Carrie Literary Elements

Carrie Literary Elements

Genre

Horror

Setting and Context

The fictional town of Chamberlain, Maine, in 1979

Narrator and Point of View

There are three main narrators and no specific point of view giving a very well-rounded picture of events.

Tone and Mood

The tone is foreboding and vengeful. The mood is violent and terrifying.

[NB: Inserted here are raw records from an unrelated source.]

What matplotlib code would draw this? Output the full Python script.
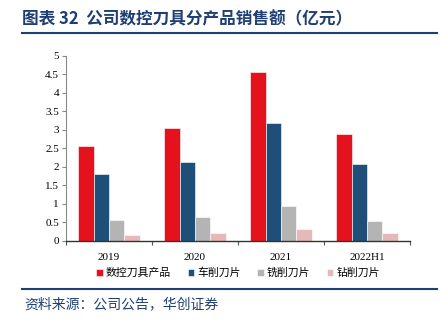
import matplotlib
matplotlib.use('Agg')
import matplotlib.pyplot as plt
import numpy as np

#-----------------------------------------------------------------
# Data (亿元)
#-----------------------------------------------------------------
years    = ['2019', '2020', '2021', '2022H1']
series   = ['数控刀具产品', '车削刀片', '铣削刀片', '钻削刀片']
total    = [2.56, 3.04, 4.55, 2.88]
turning  = [1.82, 2.12, 3.18, 2.07]
milling  = [0.56, 0.65, 0.95, 0.54]
drilling = [0.16, 0.21, 0.32, 0.21]
yticks   = [0, 0.5, 1, 1.5, 2, 2.5, 3, 3.5, 4, 4.5, 5]

colors = ['#E5121D', '#1F4E79', '#B4B4B4', '#E6B9B8']
navy = '#1F3F73'

cjk = ['Noto Sans CJK SC', 'DejaVu Sans']
plt.rcParams['font.family'] = cjk

fig = plt.figure(figsize=(4.46, 3.21), dpi=100)
ax = fig.add_axes([66/446, 1 - 241/321, 344/446, (241 - 55.7)/321])

x = np.arange(len(years))
w = 0.18
for i, vals in enumerate([total, turning, milling, drilling]):
    ax.bar(x + (i - 1.5) * w, vals, w, color=colors[i], label=series[i],
           edgecolor='white', linewidth=0.4)

ax.set_xlim(-0.5, len(years) - 0.5)
ax.set_ylim(0, 5)
ax.set_yticks(yticks)
ax.set_yticklabels([f'{v:g}' for v in yticks], family='Liberation Serif',
                   fontsize=8)
ax.set_xticks(np.arange(len(years) + 1) - 0.5)
ax.set_xticklabels([])
ax.tick_params(axis='x', length=3, color='#555555', width=0.8)
ax.tick_params(axis='y', length=3, color='#888888', width=0.8, pad=2)
for xi, yr in zip(x, years):
    ax.text(xi, -0.33, yr, ha='center', va='top', fontsize=8,
            family='Liberation Serif', transform=ax.transData)

for s in ['top', 'right']:
    ax.spines[s].set_visible(False)
ax.spines['left'].set_color('#888888')
ax.spines['bottom'].set_color('#333333')
ax.spines['bottom'].set_linewidth(1.0)

ax.legend(loc='upper center', bbox_to_anchor=(0.5, -0.09), ncol=4,
          frameon=False, fontsize=7.8, handlelength=0.6, handleheight=0.6,
          handletextpad=0.3, columnspacing=1.5)

# title and footer
fig.text(22/446, 1 - 19/321, '图表 32  公司数控刀具分产品销售额（亿元）',
         fontsize=12, fontweight='bold', color=navy, va='center')
fig.add_artist(plt.Line2D([22/446, 437/446], [1 - 33/321, 1 - 33/321],
                          color=navy, linewidth=1.5))
fig.add_artist(plt.Line2D([22/446, 437/446], [1 - 289/321, 1 - 289/321],
                          color=navy, linewidth=1.5))
fig.text(24/446, 1 - 304/321, '资料来源：公司公告，华创证券',
         fontsize=10, color=navy, va='center', style='italic')

plt.savefig('out.png', dpi=100)
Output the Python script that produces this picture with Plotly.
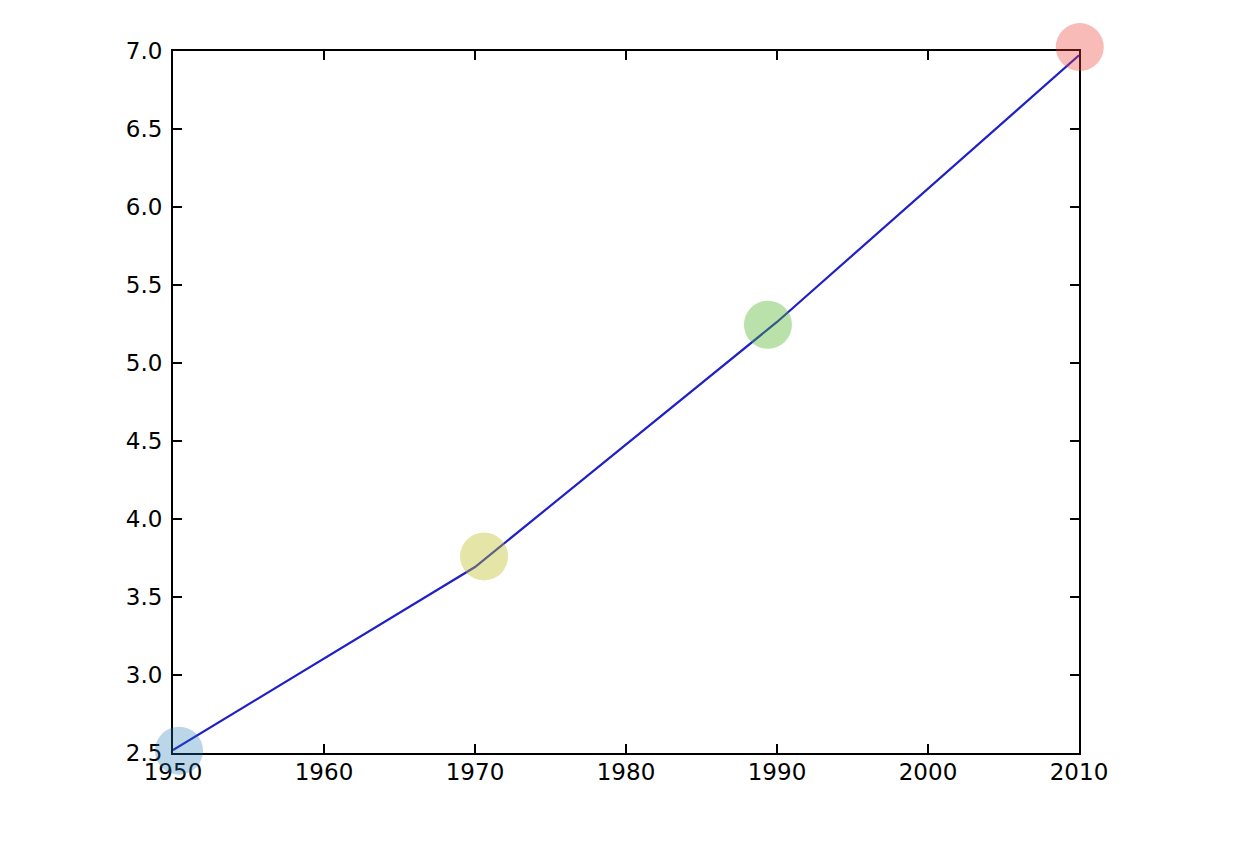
import plotly.graph_objects as go

years = [1950, 1970, 1990, 2010]
population = [2.519, 3.692, 5.263, 6.972]

point_x = [1950.4, 1970.6, 1989.4, 2010.05]
point_y = [2.515, 3.76, 5.245, 7.025]
point_colors = ["rgba(31,119,180,0.3)", "rgba(188,189,34,0.4)",
                "rgba(80,180,40,0.4)", "rgba(235,60,50,0.35)"]

x_ticks = [1950, 1960, 1970, 1980, 1990, 2000, 2010]
y_ticks = [2.5, 3.0, 3.5, 4.0, 4.5, 5.0, 5.5, 6.0, 6.5, 7.0]
x_range = [1950, 2010]
y_range = [2.5, 7.0]

# plot-area geometry in px (page has an 8px body offset)
plot_w, plot_h = 906, 702
pad = 30
inner_w, inner_h = plot_w + 2 * pad, plot_h + 2 * pad
dx = pad * (x_range[1] - x_range[0]) / plot_w
dy = pad * (y_range[1] - y_range[0]) / plot_h

fig = go.Figure()
fig.add_trace(go.Scatter(x=years, y=population, mode="lines",
                         line=dict(color="#2020c8", width=2.2), showlegend=False))
fig.add_trace(go.Scatter(x=point_x, y=point_y, mode="markers", xaxis="x2", yaxis="y2",
                         marker=dict(size=48, color=point_colors, line=dict(width=0)),
                         cliponaxis=False, showlegend=False))

axis_common = dict(showgrid=False, zeroline=False, showline=True, linecolor="black",
                   linewidth=2, mirror="ticks", ticks="inside", ticklen=9,
                   tickwidth=1.5, tickcolor="black", automargin=False,
                   tickfont=dict(family="DejaVu Sans", size=23, color="black"))

fig.update_layout(
    xaxis=dict(range=x_range, tickvals=x_ticks, ticktext=[str(v) for v in x_ticks],
               domain=[pad / inner_w, 1 - pad / inner_w], anchor="y",
               ticklabelstandoff=-3, **axis_common),
    yaxis=dict(range=y_range, tickvals=y_ticks, ticktext=[f"{v:.1f}" for v in y_ticks],
               domain=[pad / inner_h, 1 - pad / inner_h], anchor="x",
               ticklabelstandoff=4, **axis_common),
    xaxis2=dict(range=[x_range[0] - dx, x_range[1] + dx], domain=[0, 1], anchor="y2",
                visible=False, fixedrange=True, automargin=False),
    yaxis2=dict(range=[y_range[0] - dy, y_range[1] + dy], domain=[0, 1], anchor="x2",
                visible=False, fixedrange=True, automargin=False),
    width=1248, height=848, plot_bgcolor="rgba(0,0,0,0)", paper_bgcolor="white",
    margin=dict(l=165 - pad, r=177 - pad, t=43 - pad, b=103 - pad, autoexpand=False),
)

fig.write_html("out.html")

Protagonist and Antagonist

Carrie White is the protagonist, while her bullies the antagonists.

Major Conflict

There is constant conflict between Carrie and her mother who frequently locks her in the closet for her perceived sins.

Climax

Carrie is killed at the end of the novel by her mother who stabs her in the shoulder, causing her to gradually bleed to death.

Foreshadowing

Carrie's discovery that she has telekinetic powers foreshadows the way in which she takes her revenge on the people who bullied her.

Understatement

N/A

Allusions

The narrative alludes to suspicions at the time of writing of military installations and the experimental work that was going on behind closed doors.

Imagery

The imagery is disturbing and violent There is a great deal of injury caused to the characters but the over-riding image created for the reader is that of blood, so much so that it is almost impossible to visualize the unfolding events without visualizing dark red blood as a backdrop.

Paradox

Carrie is the character who causes the most harm in the book; however, she is also the victim in that she would not have used her telekinetic powers to kill people had she not been bullied quite so brutally.

Parallelism

There is a parallel between Carrie's use of her telekinesis and the extreme degree to which she was bullied. The worse the bullying the more brutal the revenge.

Metonymy and Synecdoche

The Prom is the way in which all of the prom attendees are described.

Personification

The high school is said to have bullied Carrie but this is not actually possible. The school is personified but it is actually the students within it who have done all the bullying.